Following passage in the New York State Senate and Assembly, New York Governor Andrew Cuomo signed Lavern's Law into law. This new law extends the time period for victims of late cancer diagnoses to bring claims, adding, in effect, a "discovery" rule.
The law before.
It used to be, in New York State, that if you discovered your doctor missed a cancer diagnosis you would only have 2 1/2 years from the date of the missed diagnosis to pursue a claim for medical malpractice.
2 1/2 years may seem like a long time, but we can assure you, it is not.
In fact, in many cases involving delayed cancer diagnoses, the patient does not even realize that the diagnosis was missed until months or even years later. The problem, of course, is that in many cases cancer is a slow growing disease (unlike, say, a stroke), and when a misdiagnosis occurs this allows the condition to slowly grow without the patient having any idea (or receiving necessary treatment). Given the statistics and education surrounding early detection, a delayed diagnosis can often be a death sentence.
We previously represented a young man from Saratoga County who had been treating with his orthopedic physician for a small but painful lump on his knee. The doctor initially had an MRI performed, which he believed ruled out a malignancy. Believing that everything was fine, our client went about his life.
When the young came back in complaining about discomfort, the physician ordered an ultrasound guided aspiration of the mass. Because of the anatomy of the knee, the aspiration could not be completed (it was too painful). Thus, a malignancy was never actually ruled out. The physician made a note to follow up with an MRI, but this was never communicated to the patient, and thus it did not happen. Once again, believing everything was fine, our client went about his life.
Fast forward two years, and the young man noticed that the lump had grown significantly.

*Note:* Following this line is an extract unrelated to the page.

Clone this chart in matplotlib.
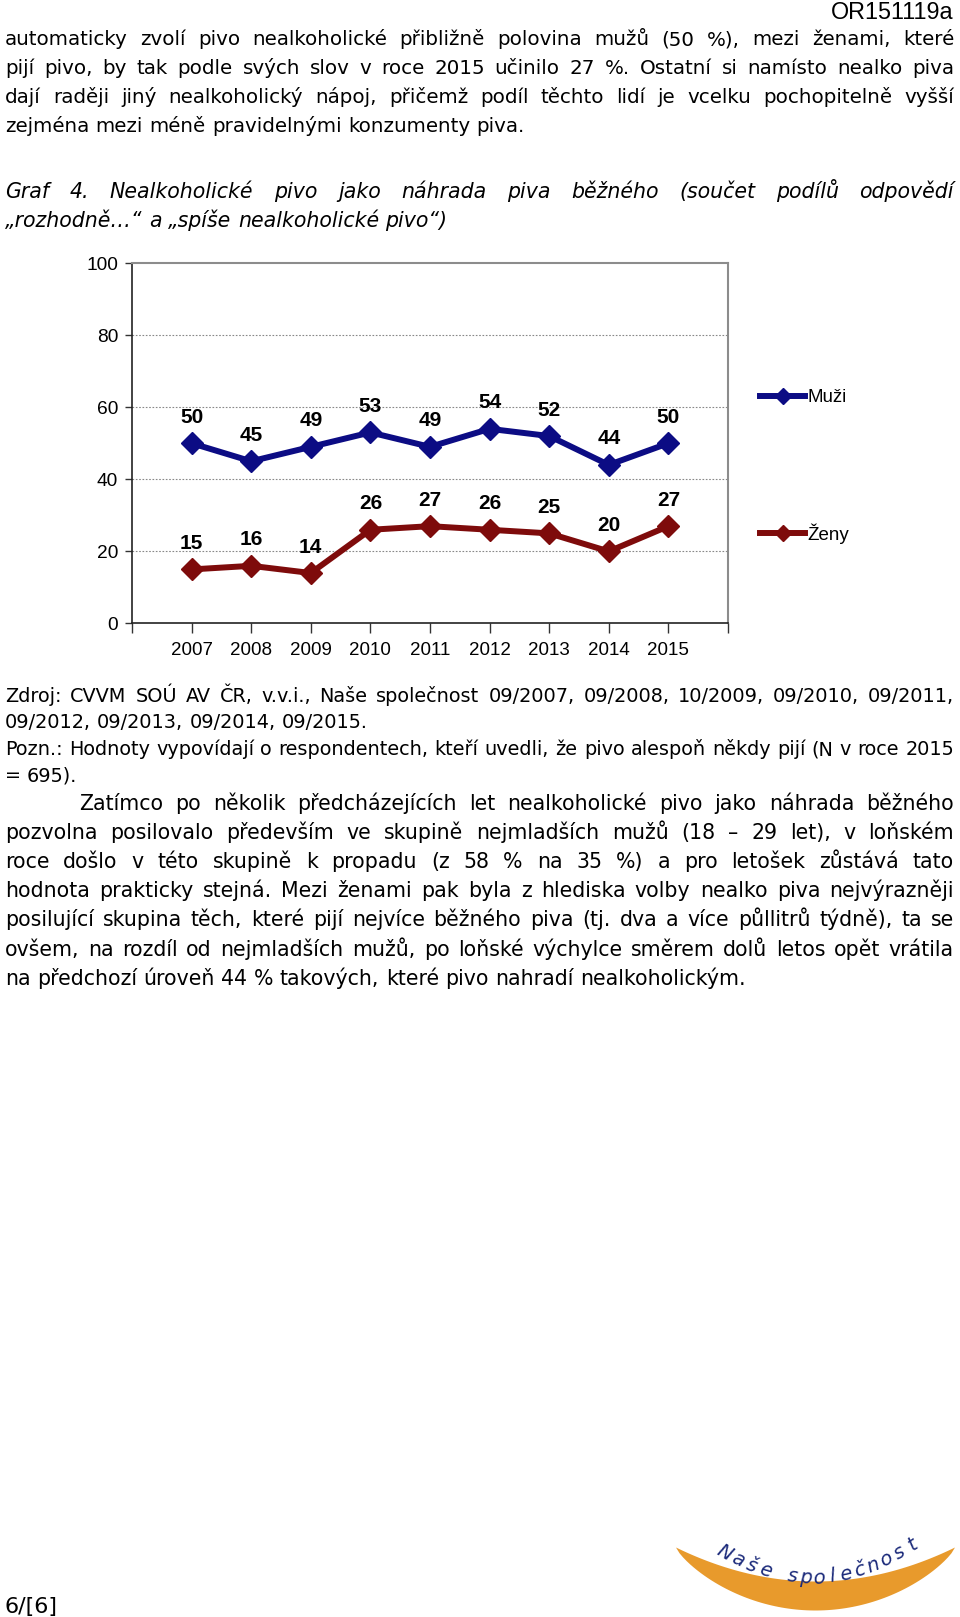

He went back to the physician, who, this time, ordered the MRI and immediately discovered that the lump was not benign, but was a synovial sarcoma - a rare but deadly cancer. Surgery was performed to attempt to remove the cancer, but ultimately it spread. Our client passed away.
The defense in in that case tried to argue that the 2 1/2 year statute of limitations had run on any claims relating to the first MRI that the doctor had ordered. While we were fortunately able to beat that argument in court (relying on a legal theory known as the "continuous treatment doctrine"), under the law at the time the defense had a strong argument.

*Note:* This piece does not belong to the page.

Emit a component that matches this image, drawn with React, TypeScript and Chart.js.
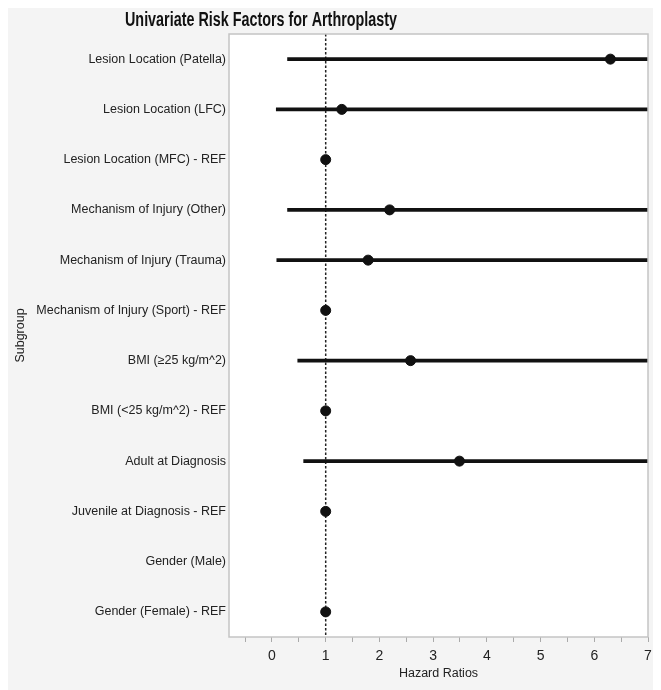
import React, { useEffect, useRef } from "react";
import { Chart, registerables } from "chart.js";

Chart.register(...registerables);

const TITLE = "Univariate Risk Factors for Arthroplasty";
const X_TITLE = "Hazard Ratios";
const Y_TITLE = "Subgroup";

const subgroups = [
  "Lesion Location (Patella)",
  "Lesion Location (LFC)",
  "Lesion Location (MFC) - REF",
  "Mechanism of Injury (Other)",
  "Mechanism of Injury (Trauma)",
  "Mechanism of Injury (Sport) - REF",
  "BMI (≥25 kg/m^2)",
  "BMI (<25 kg/m^2) - REF",
  "Adult at Diagnosis",
  "Juvenile at Diagnosis - REF",
  "Gender (Male)",
  "Gender (Female) - REF",
];

const hazardRatios: (number | null)[] = [6.3, 1.3, 1, 2.19, 1.79, 1, 2.58, 1, 3.49, 1, null, 1];
const ciLower: (number | null)[] = [0.29, 0.08, null, 0.29, 0.09, null, 0.48, null, 0.59, null, null, null];
const ciUpper: (number | null)[] = [12, 12, null, 12, 12, null, 12, null, 12, null, null, null];

const REFERENCE_VALUE = 1;
const X_MIN = -0.8;
const X_MAX = 7;
const X_STEP = 0.5;

const FONT = "'Liberation Sans', Arial, Helvetica, sans-serif";

const decorPlugin = {
  id: "decor",
  beforeDraw(chart: any) {
    const { ctx, width, height, chartArea } = chart;
    ctx.save();
    ctx.fillStyle = "#f4f4f4";
    ctx.fillRect(0, 0, width, height);
    ctx.fillStyle = "#ffffff";
    ctx.fillRect(chartArea.left, chartArea.top, chartArea.right - chartArea.left, chartArea.bottom - chartArea.top);
    ctx.restore();
  },
  beforeDatasetsDraw(chart: any) {
    const { ctx, chartArea, scales } = chart;
    const x = scales.x.getPixelForValue(REFERENCE_VALUE);
    ctx.save();
    ctx.strokeStyle = "#222";
    ctx.lineWidth = 1.5;
    ctx.setLineDash([2.5, 2]);
    ctx.beginPath();
    ctx.moveTo(x, chartArea.top);
    ctx.lineTo(x, chartArea.bottom);
    ctx.stroke();
    ctx.restore();
  },
  afterDraw(chart: any) {
    const { ctx, chartArea } = chart;
    ctx.save();
    ctx.strokeStyle = "#c4c4c4";
    ctx.lineWidth = 1.5;
    ctx.strokeRect(chartArea.left, chartArea.top, chartArea.right - chartArea.left, chartArea.bottom - chartArea.top);
    ctx.fillStyle = "#111";
    ctx.font = "bold 19px 'Liberation Sans', Arial, sans-serif";
    ctx.textAlign = "center";
    ctx.textBaseline = "middle";
    const w = ctx.measureText(TITLE).width;
    const sx = Math.min(1, 272 / w);
    ctx.translate(253, 13);
    ctx.scale(sx, 1.05);
    ctx.fillText(TITLE, 0, 0);
    ctx.restore();
  },
};

export default function App() {
  const ref = useRef<HTMLCanvasElement>(null);
  useEffect(() => {
    if (!ref.current) return;
    const chart = new Chart(ref.current, {
      type: "bar",
      data: {
        labels: subgroups,
        datasets: [
          {
            type: "bar",
            label: "95% CI",
            data: ciLower.map((lo, i) => (lo === null ? null : [lo, ciUpper[i]])) as any,
            backgroundColor: "#111",
            borderWidth: 0,
            barThickness: 3,
          },
          {
            type: "line",
            label: "Hazard Ratio",
            data: hazardRatios as any,
            showLine: false,
            pointRadius: 5,
            pointHoverRadius: 5,
            pointBackgroundColor: "#111",
            pointBorderColor: "#111",
            borderColor: "#111",
          },
        ],
      },
      options: {
        indexAxis: "y",
        animation: false,
        responsive: true,
        maintainAspectRatio: false,
        layout: { padding: { top: 26, right: 13, left: 0, bottom: 0 } },
        plugins: {
          legend: { display: false },
          tooltip: { enabled: false },
          title: { display: false },
        },
        scales: {
          x: {
            type: "linear",
            min: X_MIN,
            max: X_MAX,
            border: { display: false },
            grid: { display: true, drawOnChartArea: false, drawTicks: true, tickLength: 5, color: "#aaa" },
            ticks: {
              stepSize: X_STEP,
              includeBounds: false,
              autoSkip: false,
              maxRotation: 0,
              padding: 6,
              color: "#222",
              font: { family: FONT, size: 14 },
              callback: (v: any) => (Number.isInteger(Number(v)) ? String(v) : ""),
            },
            title: {
              display: true,
              text: X_TITLE,
              color: "#222",
              font: { family: FONT, size: 12.5 },
              padding: { top: 0, bottom: 9 },
            },
            afterFit: (s: any) => {
              s.height = 53;
            },
          },
          y: {
            type: "category",
            border: { display: false },
            grid: { display: false, drawTicks: false },
            ticks: {
              padding: 3,
              color: "#222",
              font: { family: FONT, size: 12.5 },
              autoSkip: false,
            },
            title: {
              display: true,
              text: Y_TITLE,
              color: "#222",
              font: { family: FONT, size: 12.5 },
              padding: { top: 5, bottom: 0 },
            },
            afterFit: (s: any) => {
              s.width = 221;
            },
          },
        },
      } as any,
      plugins: [decorPlugin],
    });
    return () => chart.destroy();
  }, []);
  return (
    <div style={{ position: "relative", width: 653, height: 682 }}>
      <canvas ref={ref} />
    </div>
  );
}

We ultimately resolved the case successfully for our client's family, but we saw first hand how those with legitimate claims of missed cancer diagnoses could be left out in the cold through no fault of their own, simply because they relied upon what their physician told them - that their lump/mass/cyst was benign.
The law after passage of Lavern's Law
Lavern's law has changed that. Now, patients will have 2 1/2 years from the date that they discover the missed diagnosis, up to seven years from the date of the last treatment. This is a very big deal for patients (and their families) who have learned of a missed diagnosis only years after it occurred, and will allow them to pursue claims for the delayed diagnosis which may have previously been barred.
The law also allows a ten month look back period - in other words anyone with claims that became time barred during the last ten months prior to the enactment of the law can now bring those claims within the next six months. This means that if you have a potential claim it is critical that you act now.
Learning that you had a delayed cancer diagnosis can be one of the most devastating conversations of your life. We cannot change the diagnosis, but we can make every effort to help protect you and your family by holding those accountable who made the mistake. We feel strongly that doing so will also help improve the care that other patients receive.